Looking at the first two points. The Moon had its thermal maximum at 4.4 billion years ago and completely dried out The Earth on the other hand has never completely dried out and never went through this frying time, and hence the chemicals essential for life were never completely lost.
Life gained a foothold on Earth but nothing on the Moon.
So we get old rocks on the moon for the whole place melted and resolidified but that same event didn't happen on Earth so as molten rock has welled up from below sometime later, the rocks on Earth are younger.
Just a thought, but I have seen references to scientific studies that could back this up. When I see them again I'll link to them.
Robittybob1 Posted on Yesterday at 3:58 AM
 
QUOTE (AlexG @ May 24 2013, 09:05 PM)
490 of them are bots

So tell me how these bots work please. Why do they just target the Life on Mercury Thread?
I believe they are readers for if the thread ends up on a new page with an interesting post as the first post for the page there are twice as many readers that day as they also check the last posts on the previous page, and I don't think bots would bother to do that!
Robittybob1 Posted on Yesterday at 1:31 AM
  So to recap some general discussion and the features of the Yo-yo Moon Capture theory that are yet to be resolved.
1. There has to be enough chemicals on a planet to kick start the life forming process.
2. It ends up that the rocks on the Moon are older than any discovered on the Earth! What did this mean?
3. Can the Yo-yo Moon Capture Theory allow for the Moon to become molten sometime in the past that is sufficient to account for the paucity of water in the Moon rocks?
4. What are the changes to the Moon moments after capture and changes necessary for the Moon to be in the thermal maximum at 4.4 billion years ago?
5. What must be necessary to bring both the Earth and the Moon into a position where they would be tidally locked at 3 billion years ago?
6. What effect in the Solar System would blow the massive primordial oceans off the Earth?
7. Could the eccentricity of the planets Luna and Earth orbits bring them close prior to capture.

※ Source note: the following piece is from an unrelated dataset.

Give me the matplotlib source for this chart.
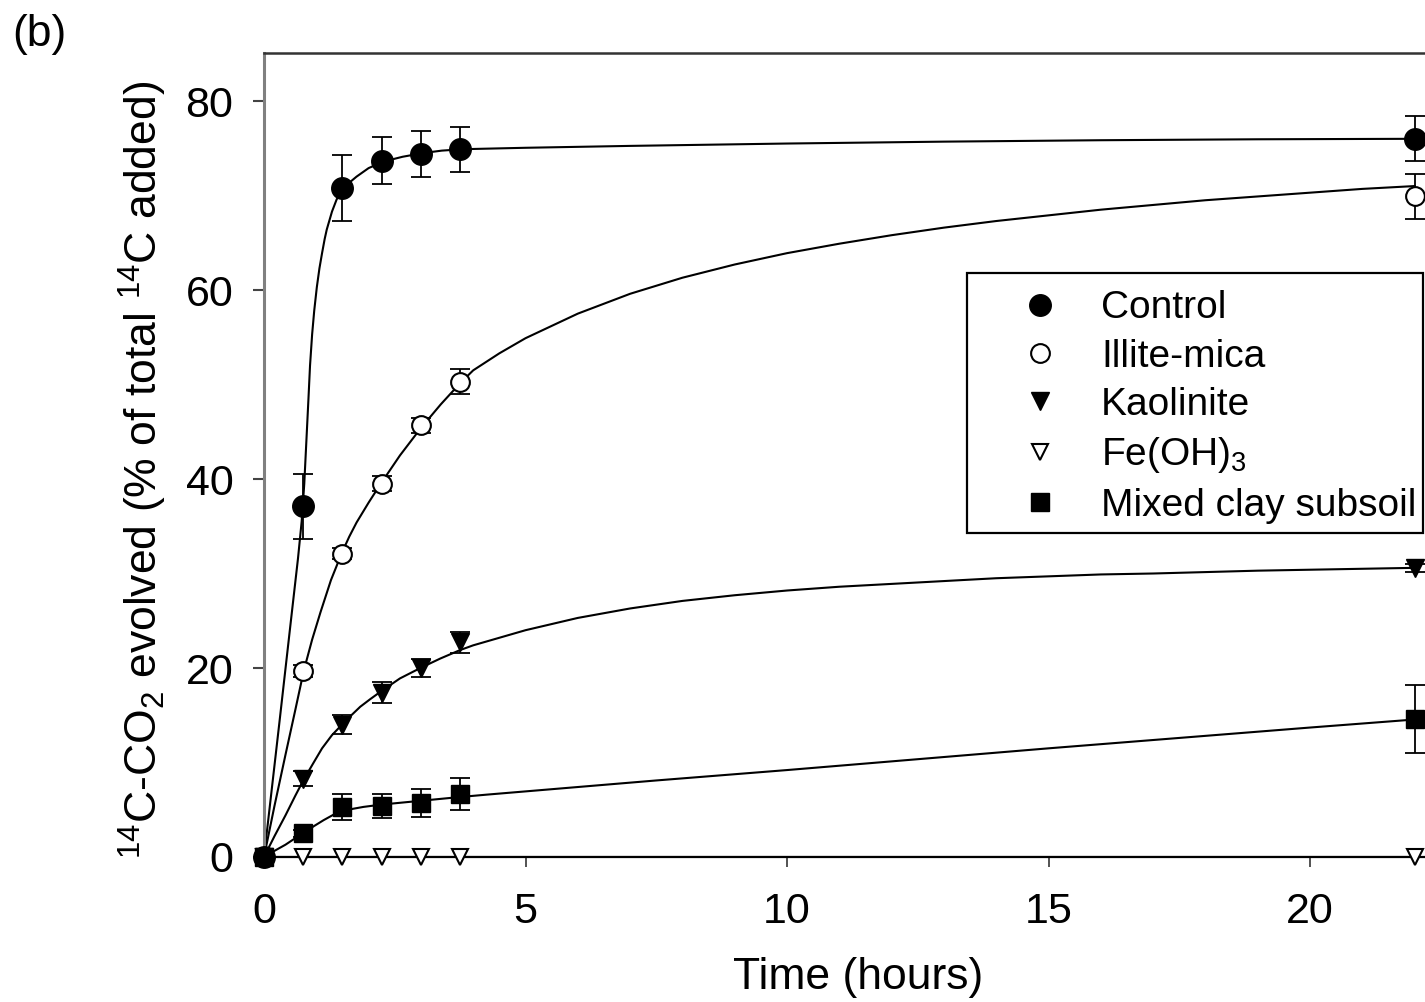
import matplotlib
matplotlib.use("Agg")
import matplotlib.pyplot as plt
from matplotlib.patches import Rectangle

plt.rcParams["font.family"] = ["Liberation Sans", "DejaVu Sans"]
plt.rcParams["mathtext.fontset"] = "custom"
plt.rcParams["mathtext.rm"] = "Liberation Sans"
plt.rcParams["mathtext.default"] = "regular"

# Sampling times (hours)
t = [0, 0.75, 1.5, 2.25, 3.0, 3.75, 22]

# Measured values (% of total 14C added) and error bars
control = [0, 37.1, 70.8, 73.7, 74.4, 74.9, 76.0]
control_err = [0, 3.4, 3.5, 2.5, 2.4, 2.4, 2.4]
illite = [0, 19.7, 32.1, 39.5, 45.7, 50.3, 69.9]
illite_err = [0, 0.6, 0.6, 0.8, 0.8, 1.3, 2.4]
kaolinite = [0, 8.3, 14.0, 17.4, 20.0, 22.7, 30.6]
kaolinite_err = [0, 0.8, 1.0, 1.1, 1.0, 1.1, 0.4]
feoh3 = [0, 0, 0, 0, 0, 0, 0]
feoh3_err = [0, 0, 0, 0, 0, 0, 0]
mixed = [0, 2.5, 5.3, 5.4, 5.7, 6.7, 14.6]
mixed_err = [0, 0.4, 1.4, 1.3, 1.5, 1.7, 3.6]

# Fitted curves
control_fit_t = [0, 0.3, 0.5, 0.65, 0.72, 0.77, 0.81, 0.85, 0.88, 0.92, 0.96, 1.01,
                 1.06, 1.11, 1.16, 1.2, 1.3, 1.39, 1.51, 1.64, 1.77, 2.0, 2.29, 2.65,
                 3.05, 3.4, 3.8, 5, 7, 10, 13, 16, 19, 22]
control_fit = [0, 14.5, 24.3, 31.6, 35.5, 39.5, 44.0, 48.5, 52.0, 55.3, 57.8, 60.3,
               62.3, 63.9, 65.4, 66.4, 68.3, 69.6, 70.6, 71.4, 72.0, 72.9, 73.6, 74.1,
               74.5, 74.75, 74.9, 75.05, 75.25, 75.5, 75.7, 75.85, 75.95, 76.0]
illite_fit_t = [0, 0.2, 0.41, 0.6, 0.76, 0.92, 1.08, 1.28, 1.49, 1.63, 1.77, 2.0,
                2.22, 2.6, 3.0, 3.38, 3.76, 4, 4.5, 5, 6, 7, 8, 9, 10, 11, 12, 13, 14,
                15, 16, 17, 18, 19, 20, 21, 22]
illite_fit = [0, 5.4, 10.8, 15.6, 19.7, 23.0, 25.9, 29.3, 32.2, 33.9, 35.4, 37.5,
              39.4, 42.5, 45.4, 47.9, 50.2, 51.5, 53.3, 54.9, 57.5, 59.6, 61.3, 62.7,
              63.9, 64.9, 65.8, 66.6, 67.3, 67.9, 68.5, 69.0, 69.5, 69.9, 70.3, 70.7,
              71.0]
kaolinite_fit_t = [0, 0.2, 0.41, 0.6, 0.76, 0.95, 1.11, 1.3, 1.49, 1.67, 1.84, 2.03,
                   2.23, 2.6, 2.99, 3.37, 3.75, 4, 5, 6, 7, 8, 9, 10, 11, 12, 13, 14,
                   15, 16, 17, 18, 19, 20, 21, 22]
kaolinite_fit = [0, 2.2, 4.4, 6.5, 8.2, 10.0, 11.5, 12.9, 14.0, 15.0, 15.9, 16.7,
                 17.5, 18.9, 20.0, 21.0, 21.9, 22.4, 24.0, 25.3, 26.3, 27.1, 27.7,
                 28.2, 28.6, 28.9, 29.2, 29.5, 29.7, 29.9, 30.0, 30.15, 30.3, 30.4,
                 30.5, 30.6]
feoh3_fit_t = [0, 22]
feoh3_fit = [0, 0]
mixed_fit_t = [0, 0.2, 0.41, 0.6, 0.76, 0.95, 1.14, 1.32, 1.51, 1.7, 1.9, 2.25, 3.0,
               3.75, 4.26, 7.5, 10, 15, 20, 22]
mixed_fit = [0, 0.65, 1.3, 2.0, 2.55, 3.25, 3.9, 4.45, 4.85, 5.1, 5.3, 5.55, 5.95,
             6.35, 6.6, 8.1, 9.2, 11.5, 13.7, 14.55]

labels = ["Control", "Illite-mica", "Kaolinite", "Fe(OH)$_3$", "Mixed clay subsoil"]

fig = plt.figure(figsize=(14.25, 10.02), dpi=100)
ax = fig.add_axes([264 / 1425, 145 / 1002, 1203 / 1425, 804 / 1002])

lw = 1.5
for ft, fy in [(control_fit_t, control_fit), (illite_fit_t, illite_fit),
               (kaolinite_fit_t, kaolinite_fit), (feoh3_fit_t, feoh3_fit),
               (mixed_fit_t, mixed_fit)]:
    ax.plot(ft, fy, color="black", lw=lw, zorder=2, solid_joinstyle="round")

for y, e in [(control, control_err), (illite, illite_err), (kaolinite, kaolinite_err),
             (feoh3, feoh3_err), (mixed, mixed_err)]:
    ax.errorbar(t, y, yerr=e, fmt="none", ecolor="black", elinewidth=1.3,
                capsize=7, capthick=1.3, zorder=3, clip_on=False)

h1, = ax.plot(t, control, "o", ms=15.5, mfc="black", mec="black", zorder=4,
              clip_on=False, label=labels[0])
h2, = ax.plot(t, illite, "o", ms=13.5, mfc="white", mec="black", mew=1.5, zorder=4,
              clip_on=False, label=labels[1])
h3, = ax.plot(t, kaolinite, "v", ms=13, mfc="black", mec="black", zorder=4,
              clip_on=False, label=labels[2])
h4, = ax.plot(t, feoh3, "v", ms=12, mfc="white", mec="black", mew=1.5, zorder=4,
              clip_on=False, label=labels[3])
h5, = ax.plot(t, mixed, "s", ms=13, mfc="black", mec="black", zorder=5,
              clip_on=False, label=labels[4])

ax.set_xlim(0, 23)
ax.set_ylim(0, 85.08)
ax.set_xticks([0, 5, 10, 15, 20])
ax.set_yticks([0, 20, 40, 60, 80])
ax.tick_params(axis="y", direction="out", length=8, width=1.5, color="#444444",
               labelsize=31, pad=14)
ax.tick_params(axis="x", direction="out", length=7, width=1.3, color="#444444",
               labelsize=31, pad=18)

ax.spines["left"].set_color("#808080")
ax.spines["left"].set_linewidth(2.2)
ax.spines["top"].set_color("#333333")
ax.spines["top"].set_linewidth(1.8)
ax.spines["bottom"].set_color("black")
ax.spines["bottom"].set_linewidth(1.6)
ax.spines["right"].set_visible(False)

ax.set_xlabel("Time (hours)", fontsize=32)
ax.set_ylabel("$^{14}$C-CO$_2$ evolved (% of total $^{14}$C added)", fontsize=32)
ax.xaxis.set_label_coords(0.494, -0.124)
ax.yaxis.set_label_coords(-0.079, 0.481)

leg = fig.legend(handles=[h1, h2, h3, h4, h5], loc="center left",
                 bbox_to_anchor=(1001 / 1425, 1 - 407 / 1002), frameon=False,
                 fontsize=28, numpoints=1, borderpad=0, handlelength=1.0,
                 handletextpad=1.07, labelspacing=0.32)
fig.add_artist(Rectangle((967 / 1425, 1 - 533 / 1002), 456 / 1425, 260 / 1002,
                         transform=fig.transFigure, fill=False, edgecolor="black",
                         lw=1.6, zorder=1))

fig.text(12 / 1425, 1 - 14 / 1002, "(b)", fontsize=32, ha="left", va="top")

fig.savefig("out.png", dpi=100)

Aberrations and perturbations in the orbit will allow for a unpredictability in the orbits and would there come a time where the Earth approached Luna virtually head-on or at least such a close pass that Luna was pulsed into the orbital wave that allows it to orbit the Earth?
Beer w/Straw Posted on Yesterday at 1:16 AM
 
QUOTE (Robittybob1 @ May 24 2013, 11:57 PM)
I hope so. To me there is a incredible logic to the whole process. Remember we have gone through the whole planet building process with a seamless mechanism.
Seamless up to the point of the Moon capture. Mercury still seems like the best place have life starting.

You "hope so".

OK.
Robittybob1 Posted on May 24 2013, 11:57 PM
 
QUOTE (Beer w/Straw @ May 24 2013, 08:53 PM)
Do you think it's because of the content...

I hope so. To me there is a incredible logic to the whole process. Remember we have gone through the whole planet building process with a seamless mechanism.
Seamless up to the point of the Moon capture. Mercury still seems like the best place have life starting.